[The request]:
Below are the records. Count the lines containing the string "that", and reply with the number alone.

[Input for this task]:
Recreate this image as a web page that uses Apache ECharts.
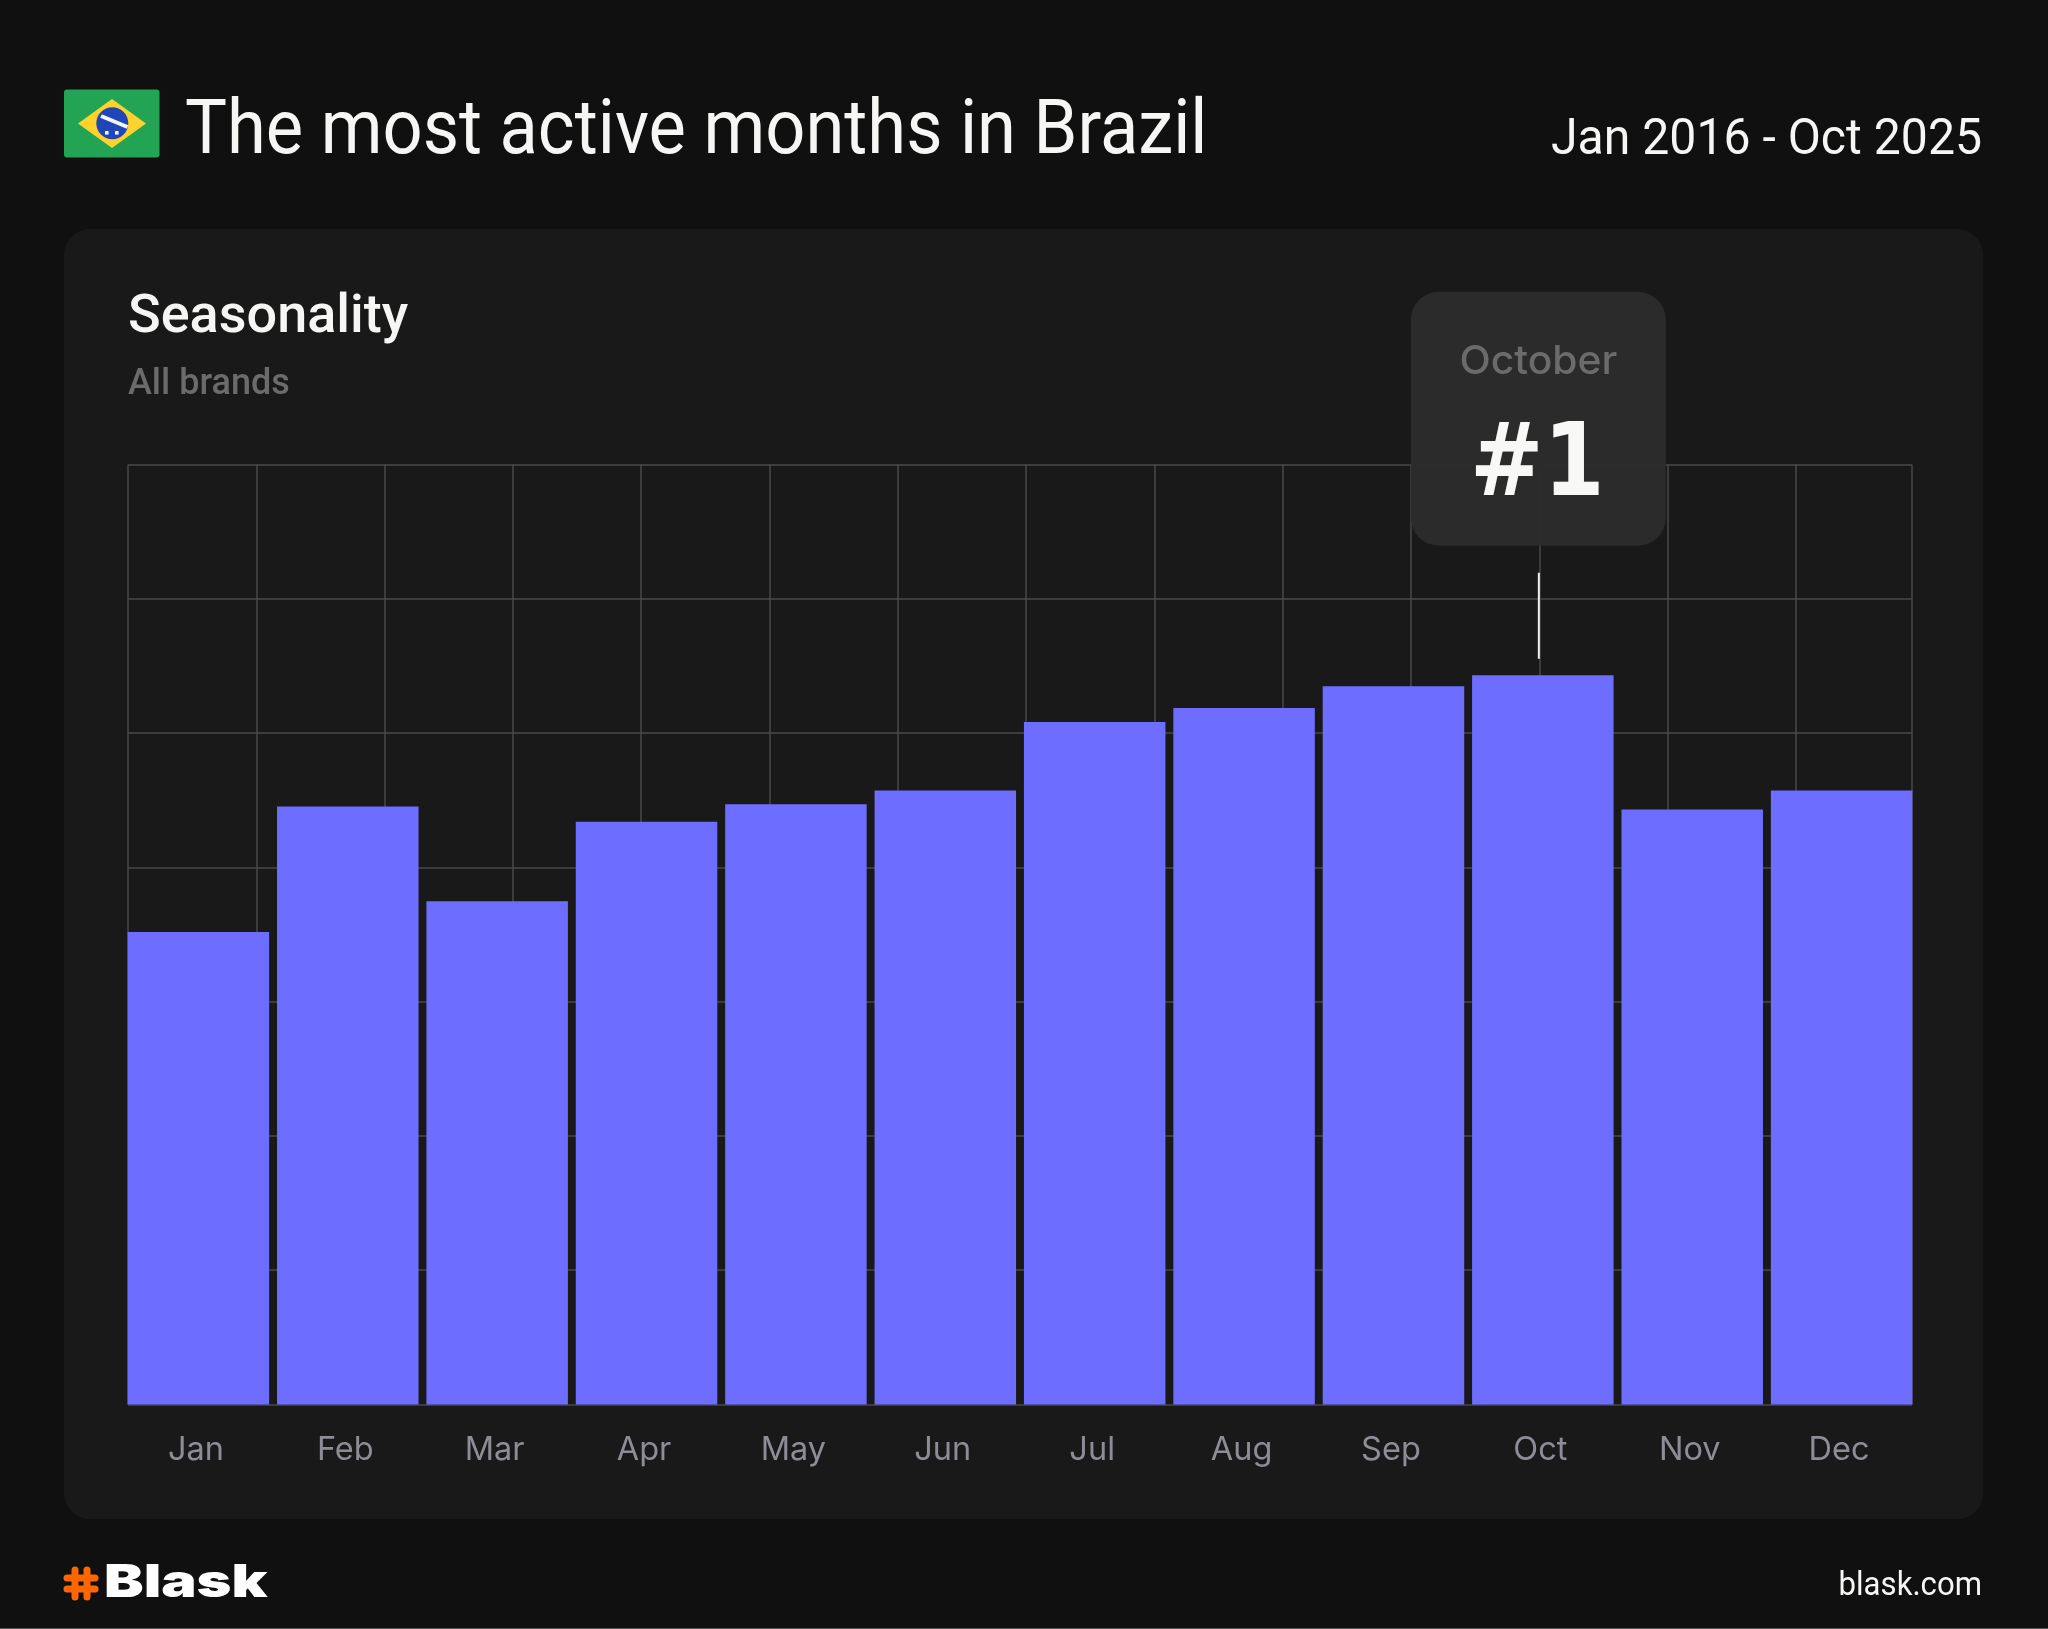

...

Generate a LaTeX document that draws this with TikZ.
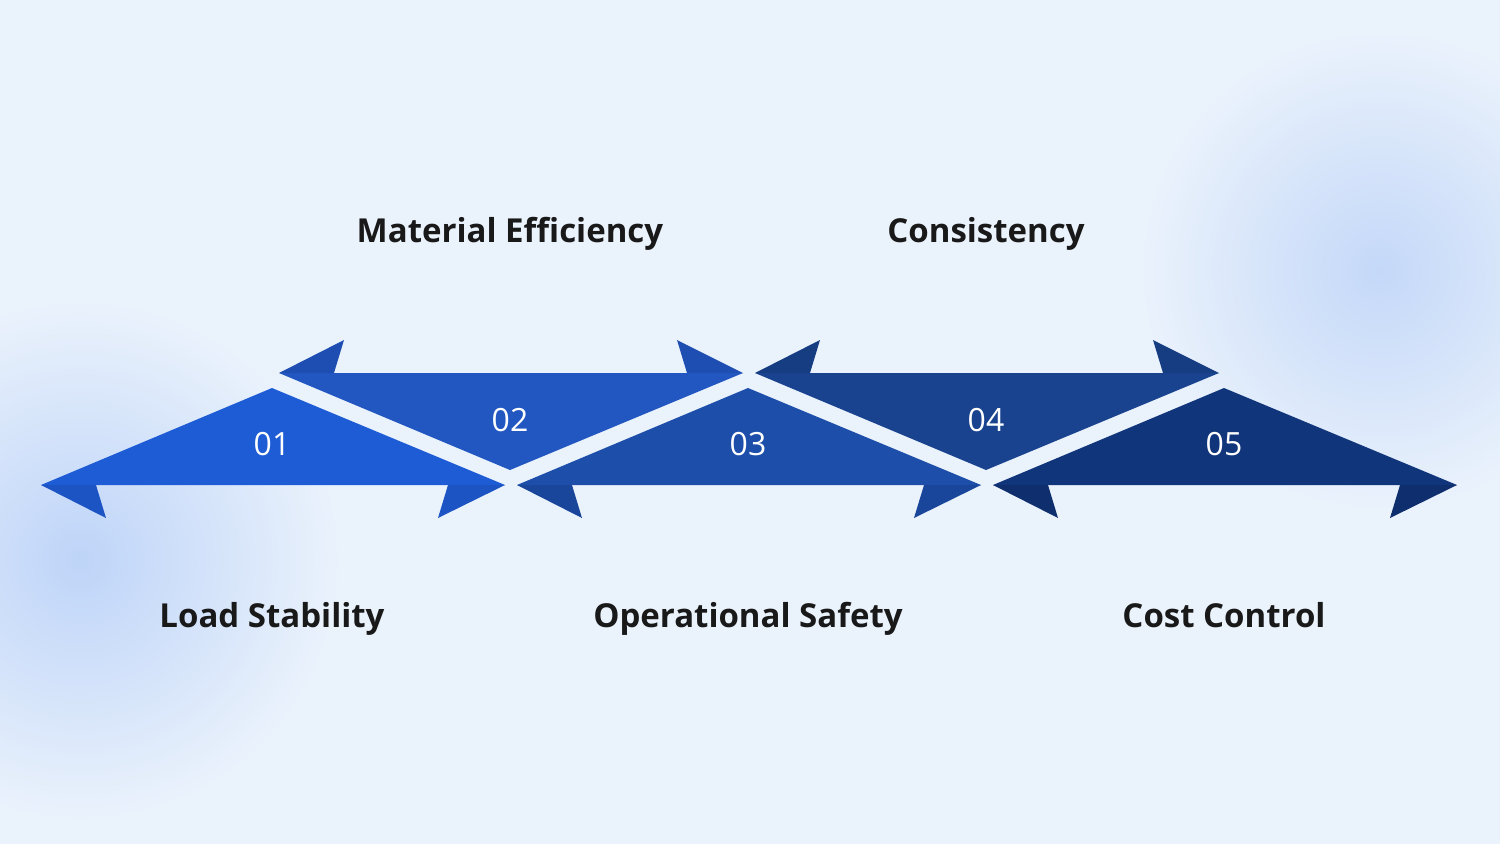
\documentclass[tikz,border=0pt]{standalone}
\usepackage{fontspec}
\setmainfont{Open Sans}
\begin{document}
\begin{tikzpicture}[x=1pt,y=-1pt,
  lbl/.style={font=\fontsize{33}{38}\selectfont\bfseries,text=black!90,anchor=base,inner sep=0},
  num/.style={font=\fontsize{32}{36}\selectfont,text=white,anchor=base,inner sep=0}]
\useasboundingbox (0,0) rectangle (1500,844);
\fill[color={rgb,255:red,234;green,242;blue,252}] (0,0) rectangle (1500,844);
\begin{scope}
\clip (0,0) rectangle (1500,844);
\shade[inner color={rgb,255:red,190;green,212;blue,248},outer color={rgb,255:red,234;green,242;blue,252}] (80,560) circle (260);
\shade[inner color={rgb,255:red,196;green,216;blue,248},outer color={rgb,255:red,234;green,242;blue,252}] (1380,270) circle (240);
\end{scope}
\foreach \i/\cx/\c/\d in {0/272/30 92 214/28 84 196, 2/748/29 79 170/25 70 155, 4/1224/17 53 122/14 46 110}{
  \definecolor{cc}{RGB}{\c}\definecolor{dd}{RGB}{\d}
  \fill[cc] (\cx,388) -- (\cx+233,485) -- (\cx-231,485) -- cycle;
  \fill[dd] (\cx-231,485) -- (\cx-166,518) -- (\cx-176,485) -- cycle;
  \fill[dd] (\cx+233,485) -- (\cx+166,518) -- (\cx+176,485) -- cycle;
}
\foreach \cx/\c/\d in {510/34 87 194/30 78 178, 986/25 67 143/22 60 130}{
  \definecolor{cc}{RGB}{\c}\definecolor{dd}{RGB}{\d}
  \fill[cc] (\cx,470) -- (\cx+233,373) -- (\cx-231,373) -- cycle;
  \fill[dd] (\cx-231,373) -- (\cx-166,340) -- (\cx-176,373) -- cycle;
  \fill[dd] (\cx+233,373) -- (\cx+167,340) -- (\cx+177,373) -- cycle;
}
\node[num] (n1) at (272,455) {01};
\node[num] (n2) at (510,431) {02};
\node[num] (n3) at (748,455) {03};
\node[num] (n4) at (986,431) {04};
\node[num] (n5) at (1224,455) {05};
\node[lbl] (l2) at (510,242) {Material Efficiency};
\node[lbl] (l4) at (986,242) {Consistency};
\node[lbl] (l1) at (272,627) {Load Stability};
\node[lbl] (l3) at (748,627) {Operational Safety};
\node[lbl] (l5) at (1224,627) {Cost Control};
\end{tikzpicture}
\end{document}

[The answer]:
2